◆ **What to produce**: Starting at the first line of the listing below, repeat each line exactly until the line containing "0.8, 0.9, 1.0]", which you include. Leave out pictures.
— START OF Given entries —
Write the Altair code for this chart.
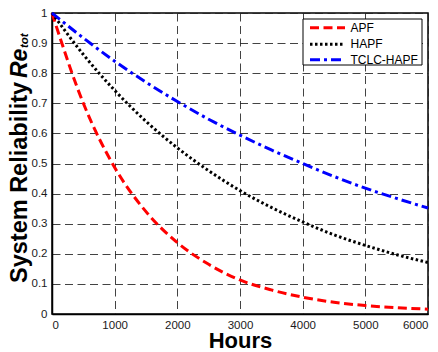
import altair as alt
import pandas as pd

hours = [0, 500, 1000, 1500, 2000, 2500, 3000, 3500, 4000, 4500, 5000, 5500, 6000]
apf = [1.0, 0.70, 0.487, 0.34, 0.237, 0.165, 0.113, 0.08, 0.056, 0.039, 0.028, 0.021, 0.016]
hapf = [1.0, 0.862, 0.743, 0.64, 0.552, 0.476, 0.41, 0.354, 0.306, 0.263, 0.228, 0.197, 0.171]
tclc = [1.0, 0.917, 0.84, 0.77, 0.706, 0.647, 0.594, 0.545, 0.5, 0.457, 0.418, 0.384, 0.352]
series_names = ["APF", "HAPF", "TCLC-HAPF"]
series_colors = ["#ff0000", "#000000", "#0000ff"]
series_dash = [[9, 4.5], [2.5, 2.5], [10, 4, 3, 4]]
x_ticks = [0, 1000, 2000, 3000, 4000, 5000, 6000]
y_ticks = [0, 0.1, 0.2, 0.3, 0.4, 0.5, 0.6, 0.7, 0.8, 0.9, 1.0]

rows = []
for name, vals in zip(series_names, [apf, hapf, tclc]):
    for h, v in zip(hours, vals):
        rows.append({"Hours": h, "R": v, "series": name})
df = pd.DataFrame(rows)

FONT = "Liberation Sans"

lines = alt.Chart(df).mark_line(strokeWidth=3, interpolate="monotone", strokeCap="butt").encode(
    x=alt.X("Hours:Q", scale=alt.Scale(domain=[0, 6000], nice=False),
            axis=alt.Axis(values=x_ticks, format="d", title="Hours", ticks=False, grid=True,
                          labelPadding=5, titlePadding=0, titleFontSize=22,
                          titleFontWeight="bold", titleColor="#000")),
    y=alt.Y("R:Q", scale=alt.Scale(domain=[0, 1], nice=False),
            axis=alt.Axis(values=y_ticks, format="~g", title=None, ticks=False, grid=True,
                          labelPadding=5)),
    color=alt.Color("series:N", scale=alt.Scale(domain=series_names, range=series_colors),
                    legend=None),
    strokeDash=alt.StrokeDash("series:N", scale=alt.Scale(domain=series_names, range=series_dash),
                              legend=None),
)

one = pd.DataFrame({"t": [0]})
base_t = alt.Chart(one)
t1 = base_t.mark_text(angle=270, align="left", baseline="alphabetic", font=FONT,
                      fontWeight="bold", fontSize=23.5, color="#000").encode(
    x=alt.value(-25), y=alt.value(270), text=alt.value("System Reliability"))
t2 = base_t.mark_text(angle=270, align="left", baseline="alphabetic", font=FONT,
                      fontWeight="bold", fontStyle="italic", fontSize=23, color="#000").encode(
    x=alt.value(-25), y=alt.value(65), text=alt.value("Re"))
t3 = base_t.mark_text(angle=270, align="left", baseline="alphabetic", font=FONT,
                      fontWeight="bold", fontStyle="italic", fontSize=11.5, color="#000").encode(
    x=alt.value(-24), y=alt.value(35), text=alt.value("tot"))

# legend (box, sample lines, labels)
legend_layers = [
    base_t.mark_rect(fill="#fff", stroke="#000", strokeWidth=1).encode(
        x=alt.value(251), x2=alt.value(370), y=alt.value(6), y2=alt.value(52))
]
row_y = [14.7, 31.3, 46.7]
for name, col, dash, yy in zip(series_names, series_colors, series_dash, row_y):
    legend_layers.append(
        base_t.mark_rule(color=col, strokeWidth=3, strokeDash=dash, strokeCap="butt").encode(
            x=alt.value(258), x2=alt.value(293), y=alt.value(yy)))
    legend_layers.append(
        base_t.mark_text(align="left", baseline="middle", font=FONT, fontSize=12,
                         color="#000").encode(
            x=alt.value(298.5), y=alt.value(yy), text=alt.value(name)))

chart = alt.layer(lines, t1, t2, t3, *legend_layers).properties(
    width=376, height=301,
    background="#fff",
    autosize=alt.AutoSizeParams(type="none"),
    padding={"left": 44, "top": 5, "right": 2, "bottom": 36},
).configure_view(stroke="#000", strokeWidth=1.5).configure_axis(
    gridColor="#222", gridDash=[8, 4.5], gridWidth=1, gridOpacity=0.85,
    domainColor="#000", domainWidth=1.5,
    labelFont=FONT, labelFontSize=11.5, labelColor="#1a1a1a",
    titleFont=FONT,
)

chart.save("out.html", embed_options={"renderer": "svg", "actions": False})
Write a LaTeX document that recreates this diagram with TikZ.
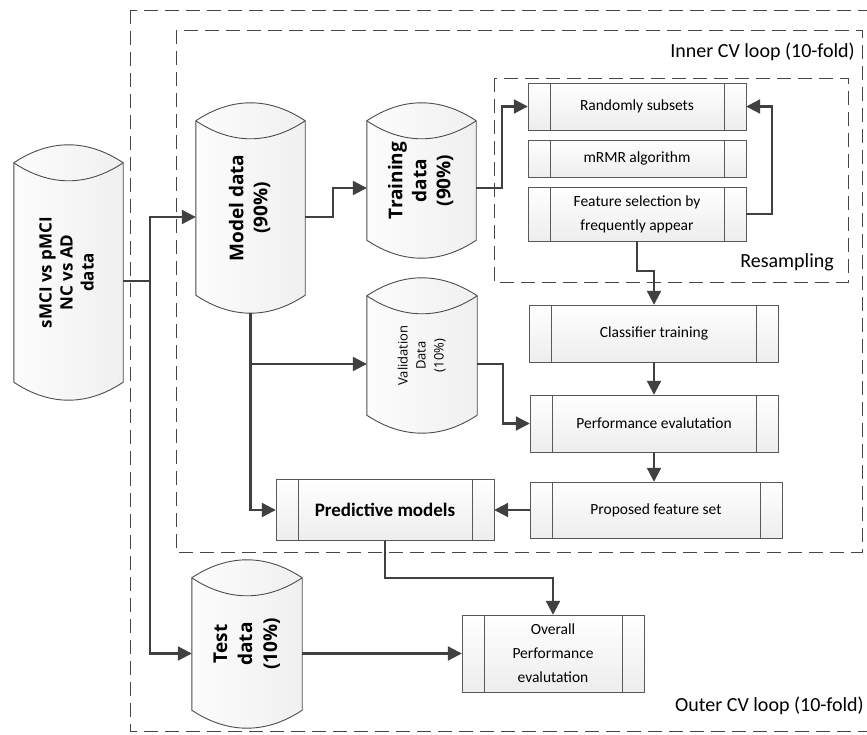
\documentclass[tikz,border=0pt]{standalone}
\usepackage{fontspec}
\setmainfont{Carlito}
\newfontfamily\cylfont{Open Sans}
\usepackage{tikz}
\usetikzlibrary{arrows.meta, positioning, backgrounds}

% text turned to read upwards
\newcommand{\uptext}[1]{\rotatebox{90}{\begin{tabular}{@{}c@{}}#1\end{tabular}}}
% cylinder outline round a store node, on the background layer
\newcommand{\drawstore}[1]{%
  \begin{scope}[on background layer]
    \draw[storeline, left color=gray!2, right color=gray!12]
      (#1.north west) -- (#1.south west)
      .. controls ([xshift=36,yshift=-24]#1.south west) and ([xshift=-36,yshift=-24]#1.south east) .. (#1.south east)
      -- (#1.north east)
      .. controls ([xshift=-36,yshift=24]#1.north east) and ([xshift=36,yshift=24]#1.north west) .. (#1.north west) -- cycle;
    \draw[storeline] (#1.north west)
      .. controls ([xshift=36,yshift=-24]#1.north west) and ([xshift=-36,yshift=-24]#1.north east) .. (#1.north east);
  \end{scope}}

\begin{document}
\begin{tikzpicture}[
    x=1pt, y=-1pt,
    store/.style={rectangle, inner sep=0pt, minimum width=109,
        font=\cylfont\bfseries\fontsize{19}{24}\selectfont},
    storeline/.style={draw=gray!60!black, line width=0.9pt},
    procbox/.style={draw=gray!70!black, top color=white, bottom color=gray!14,
        align=center, inner sep=0pt, font=\fontsize{15.5}{24}\selectfont,
        path picture={\draw[gray!70!black]
            ([xshift=22pt]path picture bounding box.north west) --
            ([xshift=22pt]path picture bounding box.south west)
            ([xshift=-22pt]path picture bounding box.north east) --
            ([xshift=-22pt]path picture bounding box.south east);}},
    loopbox/.style={draw=gray!55!black, dash pattern=on 14pt off 7pt, line width=0.8pt},
    looplabel/.style={anchor=east, inner sep=0pt, font=\fontsize{20}{24}\selectfont},
    arr/.style={draw=black!75, line width=2.2pt, -{Triangle[length=14pt, width=14pt]}},
    line/.style={draw=black!75, line width=2.2pt},
]
\useasboundingbox (0,0) rectangle (867,735);

% loop frames
\draw[loopbox] (130,10) rectangle (872,731);
\draw[loopbox] (176,30) rectangle (862,552);
\draw[loopbox] (494,78) rectangle (848,282);

\node[looplabel] (innerlbl) at (855,52) {Inner CV loop (10-fold)};
\node[looplabel] (resamplbl) at (834,262) {Resampling};
\node[looplabel] (outerlbl) at (864,706) {Outer CV loop (10-fold)};

% data stores
\node[store, minimum height=219, font=\cylfont\bfseries\fontsize{17}{21}\selectfont]
    (data) at (68.5,272.5) {\uptext{sMCI vs pMCI\\NC vs AD\\data}};
\node[store, minimum height=174] (model) at (250.5,208) {\uptext{Model data\\(90\%)}};
\node[store, minimum height=119] (train) at (421.5,180.5) {\uptext{Training\\data\\(90\%)}};
\node[store, minimum width=110, minimum height=119, font=\cylfont\fontsize{13}{18}\selectfont]
    (valid) at (422,355.5) {\uptext{Validation\\Data\\(10\%)}};
\node[store, minimum width=110, minimum height=132, font=\cylfont\bfseries\fontsize{19}{25}\selectfont]
    (test) at (247,644) {\uptext{Test\\data\\(10\%)}};
\foreach \s in {data, model, train, valid, test} {\drawstore{\s}}

% processes
\node[procbox, minimum width=218, minimum height=47] (rand) at (637,106.5) {Randomly subsets};
\node[procbox, minimum width=218, minimum height=37] (mrmr) at (637,158.5) {mRMR algorithm};
\node[procbox, minimum width=218, minimum height=54] (fsel) at (637,214) {Feature selection by\\frequently appear};
\node[procbox, minimum width=249, minimum height=57] (clf) at (654,333.5) {Classifier training};
\node[procbox, minimum width=248, minimum height=57] (perf) at (654,423.5) {Performance evalutation};
\node[procbox, minimum width=252, minimum height=56] (prop) at (656,510) {Proposed feature set};
\node[procbox, minimum width=218, minimum height=61, font=\bfseries\fontsize{19}{22}\selectfont]
    (pred) at (385,510) {Predictive models};
\node[procbox, minimum width=182, minimum height=77] (overall) at (553,653.5) {Overall\\Performance\\evalutation};

% connectors
\coordinate (split) at (150,281);
\draw[line] (data.east |- split) -- (split);
\draw[arr] (split) |- ([yshift=-9]model.west);
\draw[arr] (split) |- ([yshift=-9.5]test.west);
\draw[arr] ([yshift=-9]model.east) -- ++(28,0) |- ([yshift=-7.5]train.west);
\draw[arr] ([yshift=-7.5]train.east) -- ++(26,0) |- (rand.west);
\draw[arr] (fsel.east) -- ++(26,0) |- (rand.east);
\draw[arr] (fsel.south) -- ++(0,30) -| (clf.north);
\draw[arr] ([yshift=-18]model.south) |- ([yshift=-8.5]valid.west);
\draw[arr] ([yshift=-18]model.south) |- (pred.west);
\draw[arr] ([yshift=-8.5]valid.east) -- ++(26,0) |- (perf.west);
\draw[arr] (clf.south) -- (perf.north);
\draw[arr] (perf.south) -- (perf.south |- prop.north);
\draw[arr] (prop.west) -- (pred.east);
\draw[arr] (pred.south) -- ++(0,37) -| (overall.north);
\draw[arr] ([yshift=-9.5]test.east) -- (overall.west);

\end{tikzpicture}
\end{document}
— END OF Given entries —
◆ **Written solution**:
Write the Altair code for this chart.
import altair as alt
import pandas as pd

hours = [0, 500, 1000, 1500, 2000, 2500, 3000, 3500, 4000, 4500, 5000, 5500, 6000]
apf = [1.0, 0.70, 0.487, 0.34, 0.237, 0.165, 0.113, 0.08, 0.056, 0.039, 0.028, 0.021, 0.016]
hapf = [1.0, 0.862, 0.743, 0.64, 0.552, 0.476, 0.41, 0.354, 0.306, 0.263, 0.228, 0.197, 0.171]
tclc = [1.0, 0.917, 0.84, 0.77, 0.706, 0.647, 0.594, 0.545, 0.5, 0.457, 0.418, 0.384, 0.352]
series_names = ["APF", "HAPF", "TCLC-HAPF"]
series_colors = ["#ff0000", "#000000", "#0000ff"]
series_dash = [[9, 4.5], [2.5, 2.5], [10, 4, 3, 4]]
x_ticks = [0, 1000, 2000, 3000, 4000, 5000, 6000]
y_ticks = [0, 0.1, 0.2, 0.3, 0.4, 0.5, 0.6, 0.7, 0.8, 0.9, 1.0]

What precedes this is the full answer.